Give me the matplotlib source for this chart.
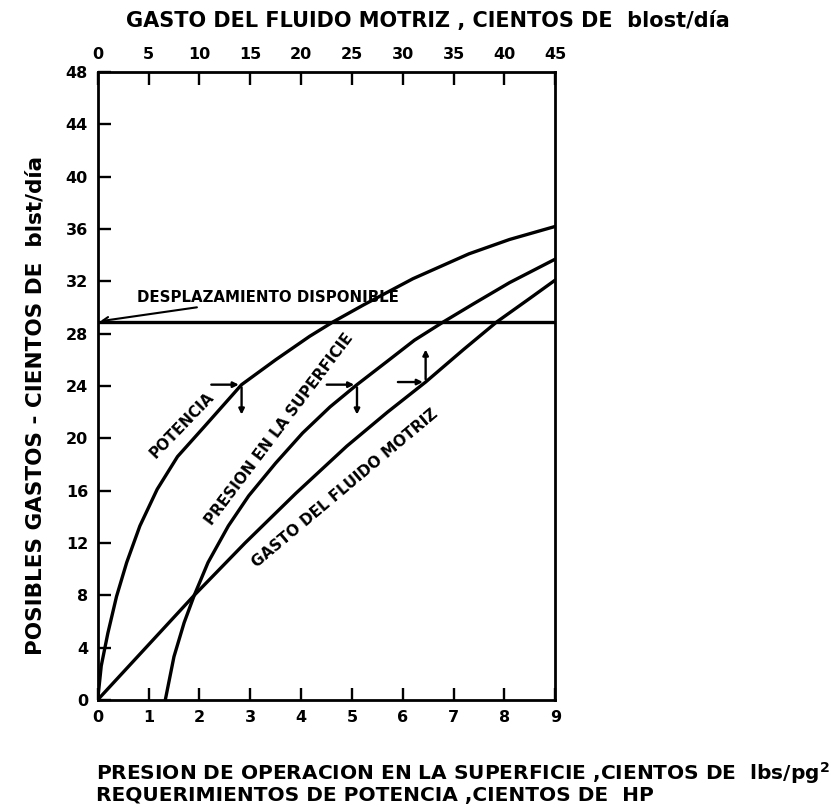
import matplotlib
matplotlib.use("Agg")
import matplotlib.pyplot as plt

# curves (x: bottom axis, y: possible rates)
potencia_x = [0.0, 0.07, 0.2, 0.37, 0.57, 0.83, 1.17, 1.57, 2.1, 2.83, 3.5, 4.17, 4.63,
              5.23, 6.2, 7.3, 8.1, 9.0]
potencia_y = [0.0, 2.6, 5.1, 7.9, 10.5, 13.3, 16.1, 18.6, 20.9, 24.1, 26.0, 27.8, 28.9,
              30.2, 32.2, 34.1, 35.2, 36.2]

presion_x = [1.33, 1.5, 1.7, 1.9, 2.17, 2.57, 2.97, 3.5, 4.03, 4.57, 5.1, 5.7, 6.23,
             6.8, 7.4, 8.1, 9.0]
presion_y = [0.0, 3.3, 5.9, 8.0, 10.5, 13.3, 15.6, 18.1, 20.4, 22.4, 24.1, 25.9, 27.5,
             28.9, 30.3, 31.9, 33.7]

gasto_x = [0.0, 1.9, 2.9, 3.9, 4.9, 5.7, 6.45, 7.2, 7.85, 8.5, 9.0]
gasto_y = [0.0, 8.0, 12.0, 15.8, 19.4, 22.0, 24.3, 26.8, 28.9, 30.7, 32.1]

desplazamiento = 28.9

y_ticks = list(range(0, 49, 4))
x_ticks = list(range(0, 10))
top_ticks = list(range(0, 46, 5))

plt.rcParams["font.family"] = "DejaVu Sans"
plt.rcParams["font.weight"] = "bold"

fig = plt.figure(figsize=(8.35, 8.10), dpi=100)
ax = fig.add_axes([0.117, 0.136, 0.548, 0.775])

lw = 2.4
for xs, ys in [(potencia_x, potencia_y), (presion_x, presion_y), (gasto_x, gasto_y)]:
    ax.plot(xs, ys, color="black", lw=lw, solid_capstyle="round", solid_joinstyle="round")
ax.axhline(desplazamiento, color="black", lw=lw)

ax.set_xlim(0, 9)
ax.set_ylim(0, 48)
ax.set_xticks(x_ticks)
ax.set_yticks(y_ticks)
ax.tick_params(direction="in", length=9, width=1.7, labelsize=11.5, pad=7)
for s in ax.spines.values():
    s.set_linewidth(2)

top = ax.secondary_xaxis("top", functions=(lambda x: x * 5, lambda x: x / 5))
top.set_xticks(top_ticks)
top.tick_params(direction="in", length=9, width=1.7, labelsize=11.5, pad=7)

# reading markers
arrow = dict(arrowstyle="-|>", color="black", lw=1.7, mutation_scale=8)
for px, py in [(potencia_x[9], potencia_y[9]), (presion_x[10], presion_y[10])]:
    ax.annotate("", xy=(px, py), xytext=(px - 0.65, py), arrowprops=arrow)
    ax.annotate("", xy=(px, py - 2.5), xytext=(px, py), arrowprops=arrow)
gx, gy = gasto_x[6], gasto_y[6]
ax.annotate("", xy=(gx, gy), xytext=(gx - 0.6, gy), arrowprops=arrow)
ax.annotate("", xy=(gx, gy + 2.7), xytext=(gx, gy), arrowprops=arrow)

ax.annotate("DESPLAZAMIENTO DISPONIBLE", xy=(0.05, desplazamiento + 0.05),
            xytext=(0.78, 30.8), fontsize=10.8, va="center",
            arrowprops=dict(arrowstyle="->", color="black", lw=1.5,
                            shrinkA=0, shrinkB=0))

ax.text(1.65, 21.0, "POTENCIA", rotation=46, fontsize=10.8, ha="center", va="center")
ax.text(3.57, 20.7, "PRESION EN LA SUPERFICIE", rotation=53, fontsize=11,
        ha="center", va="center")
ax.text(4.86, 16.2, "GASTO DEL FLUIDO MOTRIZ", rotation=40, fontsize=11,
        ha="center", va="center")

fig.text(0.513, 0.974, "GASTO DEL FLUIDO MOTRIZ , CIENTOS DE  blost/día",
         fontsize=15, ha="center", va="center")
fig.text(0.042, 0.499, "POSIBLES GASTOS - CIENTOS DE  blst/día",
         fontsize=15.5, rotation=90, ha="center", va="center")
fig.text(0.115, 0.046, "PRESION DE OPERACION EN LA SUPERFICIE ,CIENTOS DE  lbs/pg$^{2}$",
         fontsize=14.5, ha="left", va="center")
fig.text(0.115, 0.018, "REQUERIMIENTOS DE POTENCIA ,CIENTOS DE  HP",
         fontsize=14.5, ha="left", va="center")

fig.savefig("out.png", dpi=100)
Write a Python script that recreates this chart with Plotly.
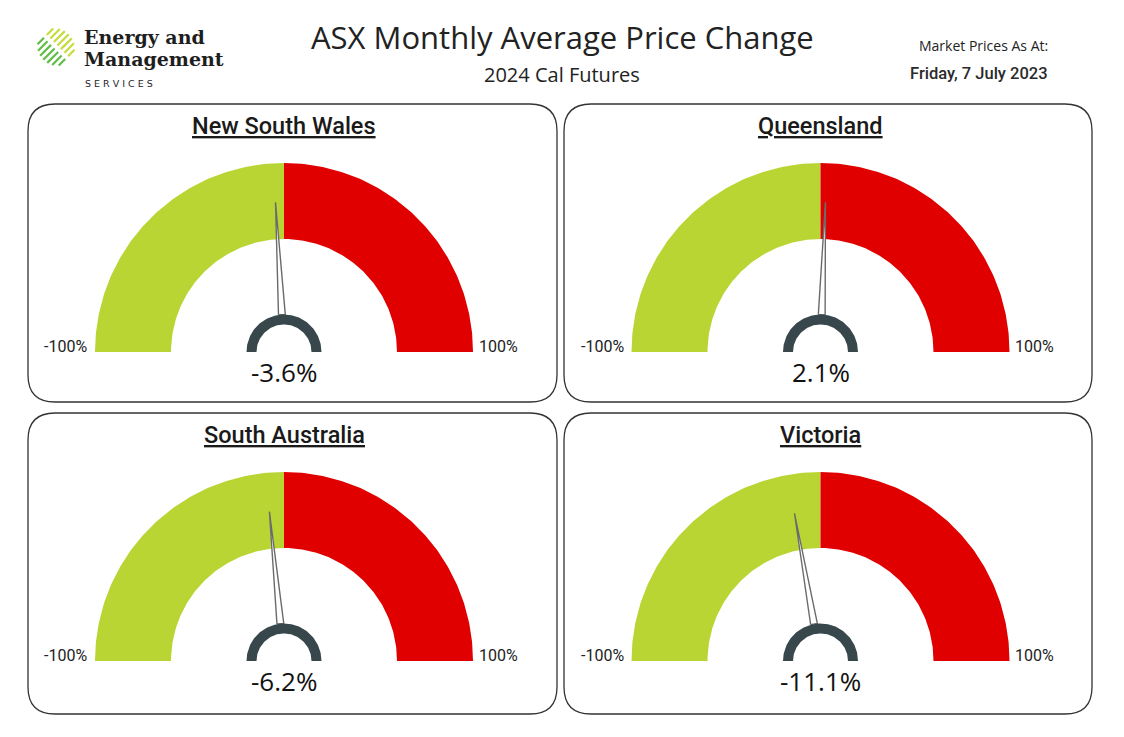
====================
Problem description –
Tell how many lines contain the word "chart", using only the number.

Task result –
2